-- STATED TASK --
Leave out all pictures and give back precisely the lines from the line with "Write the Chart.js code for this chart." to the line with "const fonte = 'Liberation", including those two lines.

-- PROVIDED INFORMATION --
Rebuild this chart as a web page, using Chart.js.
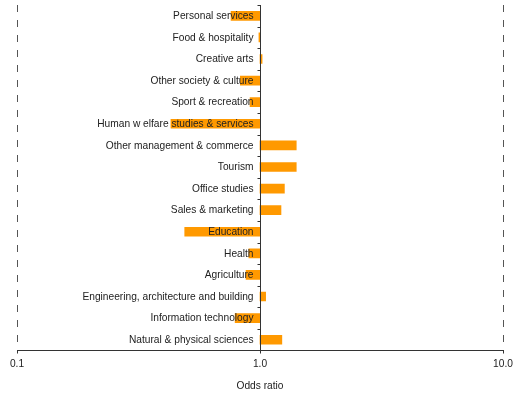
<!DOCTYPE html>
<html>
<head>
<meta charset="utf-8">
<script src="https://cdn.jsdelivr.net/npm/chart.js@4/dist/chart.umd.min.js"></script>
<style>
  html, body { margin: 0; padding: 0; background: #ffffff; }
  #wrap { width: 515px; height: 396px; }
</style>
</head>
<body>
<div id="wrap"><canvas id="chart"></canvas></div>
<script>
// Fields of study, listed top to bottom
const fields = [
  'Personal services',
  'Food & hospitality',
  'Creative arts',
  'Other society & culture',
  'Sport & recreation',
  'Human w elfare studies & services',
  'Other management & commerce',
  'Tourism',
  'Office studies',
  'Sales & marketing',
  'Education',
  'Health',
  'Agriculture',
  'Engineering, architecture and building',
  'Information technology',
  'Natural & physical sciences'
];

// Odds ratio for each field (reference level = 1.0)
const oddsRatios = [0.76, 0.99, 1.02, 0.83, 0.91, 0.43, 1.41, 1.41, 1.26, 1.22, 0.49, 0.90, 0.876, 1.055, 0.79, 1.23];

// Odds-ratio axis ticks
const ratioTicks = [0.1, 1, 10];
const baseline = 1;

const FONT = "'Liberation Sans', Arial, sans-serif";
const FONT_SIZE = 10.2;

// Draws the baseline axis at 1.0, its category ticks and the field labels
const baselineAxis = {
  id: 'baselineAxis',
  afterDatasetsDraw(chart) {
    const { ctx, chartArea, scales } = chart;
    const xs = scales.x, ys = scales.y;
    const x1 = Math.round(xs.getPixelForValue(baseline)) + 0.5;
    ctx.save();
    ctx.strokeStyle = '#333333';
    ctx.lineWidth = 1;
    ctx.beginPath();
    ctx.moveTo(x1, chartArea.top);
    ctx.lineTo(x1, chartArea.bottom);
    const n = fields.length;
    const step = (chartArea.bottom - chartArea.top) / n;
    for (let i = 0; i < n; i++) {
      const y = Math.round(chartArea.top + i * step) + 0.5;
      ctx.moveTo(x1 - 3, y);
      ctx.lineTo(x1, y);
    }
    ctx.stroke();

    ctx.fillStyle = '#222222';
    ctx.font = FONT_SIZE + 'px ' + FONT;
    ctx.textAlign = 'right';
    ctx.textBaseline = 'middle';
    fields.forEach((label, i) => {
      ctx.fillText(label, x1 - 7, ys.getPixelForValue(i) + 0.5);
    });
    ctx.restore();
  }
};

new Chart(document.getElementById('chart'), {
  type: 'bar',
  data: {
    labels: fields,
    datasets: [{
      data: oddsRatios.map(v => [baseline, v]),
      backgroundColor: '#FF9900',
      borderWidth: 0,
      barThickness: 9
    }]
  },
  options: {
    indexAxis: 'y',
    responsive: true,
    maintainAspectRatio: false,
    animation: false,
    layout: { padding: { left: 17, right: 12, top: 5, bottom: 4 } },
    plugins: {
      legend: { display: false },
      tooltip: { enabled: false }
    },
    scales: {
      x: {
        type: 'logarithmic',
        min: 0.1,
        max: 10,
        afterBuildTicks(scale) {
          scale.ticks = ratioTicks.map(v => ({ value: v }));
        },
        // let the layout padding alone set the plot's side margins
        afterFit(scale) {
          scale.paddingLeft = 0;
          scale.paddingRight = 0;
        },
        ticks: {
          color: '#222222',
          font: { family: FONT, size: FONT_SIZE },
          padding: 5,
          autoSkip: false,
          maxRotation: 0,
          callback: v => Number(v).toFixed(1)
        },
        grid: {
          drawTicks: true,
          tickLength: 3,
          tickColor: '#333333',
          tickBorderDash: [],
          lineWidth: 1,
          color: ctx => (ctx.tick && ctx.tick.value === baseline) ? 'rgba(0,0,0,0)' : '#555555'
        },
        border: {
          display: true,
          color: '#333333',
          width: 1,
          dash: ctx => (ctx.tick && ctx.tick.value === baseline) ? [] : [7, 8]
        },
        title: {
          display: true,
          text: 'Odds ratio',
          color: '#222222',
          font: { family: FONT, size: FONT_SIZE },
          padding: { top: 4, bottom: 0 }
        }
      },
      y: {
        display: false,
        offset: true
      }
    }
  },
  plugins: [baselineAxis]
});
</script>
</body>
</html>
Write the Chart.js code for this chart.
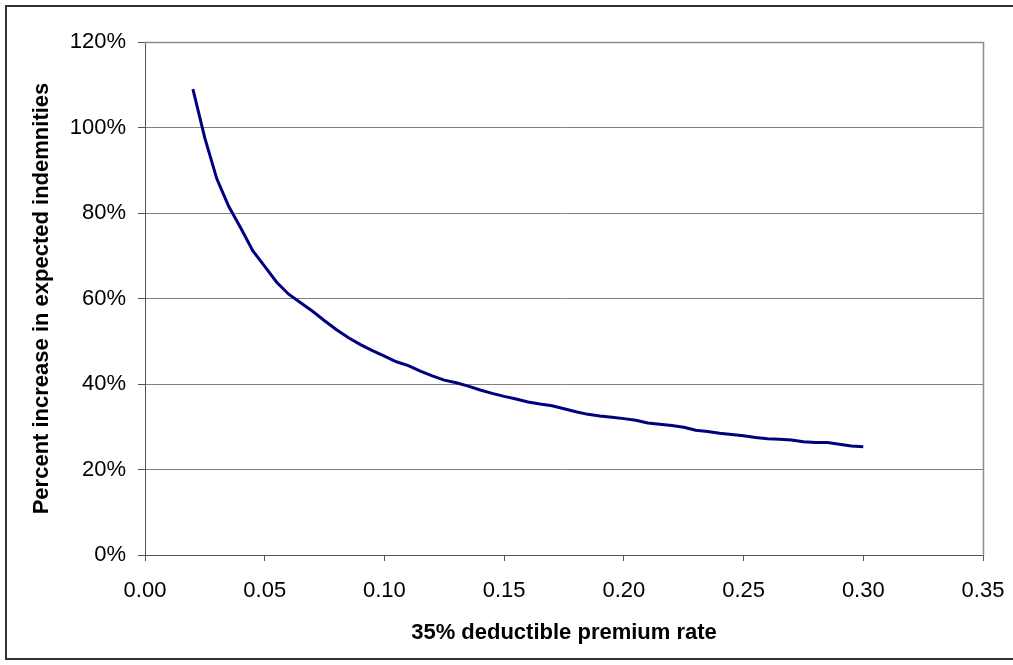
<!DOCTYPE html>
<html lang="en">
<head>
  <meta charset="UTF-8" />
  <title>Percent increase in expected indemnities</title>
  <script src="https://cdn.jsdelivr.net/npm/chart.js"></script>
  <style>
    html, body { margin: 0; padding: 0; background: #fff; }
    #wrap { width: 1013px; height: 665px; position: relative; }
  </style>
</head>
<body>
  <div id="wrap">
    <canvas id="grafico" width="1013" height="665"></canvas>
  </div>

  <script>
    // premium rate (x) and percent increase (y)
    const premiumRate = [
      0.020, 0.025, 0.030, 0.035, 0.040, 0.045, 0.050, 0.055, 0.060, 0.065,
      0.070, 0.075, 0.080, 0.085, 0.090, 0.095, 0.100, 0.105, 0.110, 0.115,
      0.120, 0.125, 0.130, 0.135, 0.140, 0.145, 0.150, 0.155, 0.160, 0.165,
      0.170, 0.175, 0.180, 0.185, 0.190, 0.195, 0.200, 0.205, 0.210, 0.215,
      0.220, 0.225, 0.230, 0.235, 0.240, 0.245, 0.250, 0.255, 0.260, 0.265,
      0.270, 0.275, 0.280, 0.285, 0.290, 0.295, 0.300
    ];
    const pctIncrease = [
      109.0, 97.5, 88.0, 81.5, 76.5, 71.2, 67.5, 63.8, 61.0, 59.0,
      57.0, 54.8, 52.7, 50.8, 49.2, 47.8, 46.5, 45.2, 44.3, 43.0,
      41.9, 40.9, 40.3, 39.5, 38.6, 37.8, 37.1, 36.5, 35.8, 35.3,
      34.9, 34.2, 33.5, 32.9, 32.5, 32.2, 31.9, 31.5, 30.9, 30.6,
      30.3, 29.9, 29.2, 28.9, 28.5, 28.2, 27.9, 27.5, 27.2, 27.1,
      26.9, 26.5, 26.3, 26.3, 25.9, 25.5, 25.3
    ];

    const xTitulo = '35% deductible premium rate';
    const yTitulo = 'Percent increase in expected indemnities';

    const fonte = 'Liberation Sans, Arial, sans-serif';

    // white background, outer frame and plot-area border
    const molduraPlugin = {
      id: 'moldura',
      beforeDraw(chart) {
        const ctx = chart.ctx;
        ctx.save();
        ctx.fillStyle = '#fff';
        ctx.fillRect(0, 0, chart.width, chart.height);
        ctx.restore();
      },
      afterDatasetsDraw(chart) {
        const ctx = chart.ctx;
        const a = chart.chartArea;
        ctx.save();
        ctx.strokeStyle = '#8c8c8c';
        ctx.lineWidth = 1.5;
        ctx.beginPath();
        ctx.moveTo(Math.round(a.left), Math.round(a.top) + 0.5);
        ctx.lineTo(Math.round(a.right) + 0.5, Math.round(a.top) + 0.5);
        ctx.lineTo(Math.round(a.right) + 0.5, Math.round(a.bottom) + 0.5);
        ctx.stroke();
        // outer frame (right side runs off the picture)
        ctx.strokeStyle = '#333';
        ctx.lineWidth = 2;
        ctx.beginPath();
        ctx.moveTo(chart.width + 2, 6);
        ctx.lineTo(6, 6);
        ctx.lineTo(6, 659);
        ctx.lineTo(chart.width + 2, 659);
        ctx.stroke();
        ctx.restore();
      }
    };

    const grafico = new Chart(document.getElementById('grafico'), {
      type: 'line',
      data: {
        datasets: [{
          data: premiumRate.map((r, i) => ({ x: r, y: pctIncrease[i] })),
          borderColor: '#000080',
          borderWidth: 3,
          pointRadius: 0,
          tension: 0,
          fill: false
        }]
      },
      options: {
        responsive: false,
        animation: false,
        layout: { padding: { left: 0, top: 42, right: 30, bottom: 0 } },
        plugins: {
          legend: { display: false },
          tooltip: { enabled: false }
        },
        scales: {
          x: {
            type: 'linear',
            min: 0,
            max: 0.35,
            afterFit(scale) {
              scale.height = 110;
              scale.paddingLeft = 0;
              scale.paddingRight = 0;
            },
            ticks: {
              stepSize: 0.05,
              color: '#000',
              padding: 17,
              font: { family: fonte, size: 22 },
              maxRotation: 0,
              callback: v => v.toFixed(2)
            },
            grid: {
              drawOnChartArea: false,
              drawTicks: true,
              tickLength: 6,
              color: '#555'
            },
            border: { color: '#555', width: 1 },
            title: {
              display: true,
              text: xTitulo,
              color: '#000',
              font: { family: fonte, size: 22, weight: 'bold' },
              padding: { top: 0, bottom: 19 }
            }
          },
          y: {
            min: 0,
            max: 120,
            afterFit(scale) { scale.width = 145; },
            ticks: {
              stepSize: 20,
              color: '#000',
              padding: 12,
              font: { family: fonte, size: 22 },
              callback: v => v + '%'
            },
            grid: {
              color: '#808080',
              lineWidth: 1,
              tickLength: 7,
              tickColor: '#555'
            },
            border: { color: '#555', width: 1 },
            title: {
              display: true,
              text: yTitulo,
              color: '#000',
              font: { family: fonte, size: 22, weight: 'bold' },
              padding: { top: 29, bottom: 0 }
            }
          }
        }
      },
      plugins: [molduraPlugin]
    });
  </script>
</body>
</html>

-- ANSWER TO THIS EXERCISE --
Write the Chart.js code for this chart.
<!DOCTYPE html>
<html lang="en">
<head>
  <meta charset="UTF-8" />
  <title>Percent increase in expected indemnities</title>
  <script src="https://cdn.jsdelivr.net/npm/chart.js"></script>
  <style>
    html, body { margin: 0; padding: 0; background: #fff; }
    #wrap { width: 1013px; height: 665px; position: relative; }
  </style>
</head>
<body>
  <div id="wrap">
    <canvas id="grafico" width="1013" height="665"></canvas>
  </div>

  <script>
    // premium rate (x) and percent increase (y)
    const premiumRate = [
      0.020, 0.025, 0.030, 0.035, 0.040, 0.045, 0.050, 0.055, 0.060, 0.065,
      0.070, 0.075, 0.080, 0.085, 0.090, 0.095, 0.100, 0.105, 0.110, 0.115,
      0.120, 0.125, 0.130, 0.135, 0.140, 0.145, 0.150, 0.155, 0.160, 0.165,
      0.170, 0.175, 0.180, 0.185, 0.190, 0.195, 0.200, 0.205, 0.210, 0.215,
      0.220, 0.225, 0.230, 0.235, 0.240, 0.245, 0.250, 0.255, 0.260, 0.265,
      0.270, 0.275, 0.280, 0.285, 0.290, 0.295, 0.300
    ];
    const pctIncrease = [
      109.0, 97.5, 88.0, 81.5, 76.5, 71.2, 67.5, 63.8, 61.0, 59.0,
      57.0, 54.8, 52.7, 50.8, 49.2, 47.8, 46.5, 45.2, 44.3, 43.0,
      41.9, 40.9, 40.3, 39.5, 38.6, 37.8, 37.1, 36.5, 35.8, 35.3,
      34.9, 34.2, 33.5, 32.9, 32.5, 32.2, 31.9, 31.5, 30.9, 30.6,
      30.3, 29.9, 29.2, 28.9, 28.5, 28.2, 27.9, 27.5, 27.2, 27.1,
      26.9, 26.5, 26.3, 26.3, 25.9, 25.5, 25.3
    ];

    const xTitulo = '35% deductible premium rate';
    const yTitulo = 'Percent increase in expected indemnities';

    const fonte = 'Liberation Sans, Arial, sans-serif';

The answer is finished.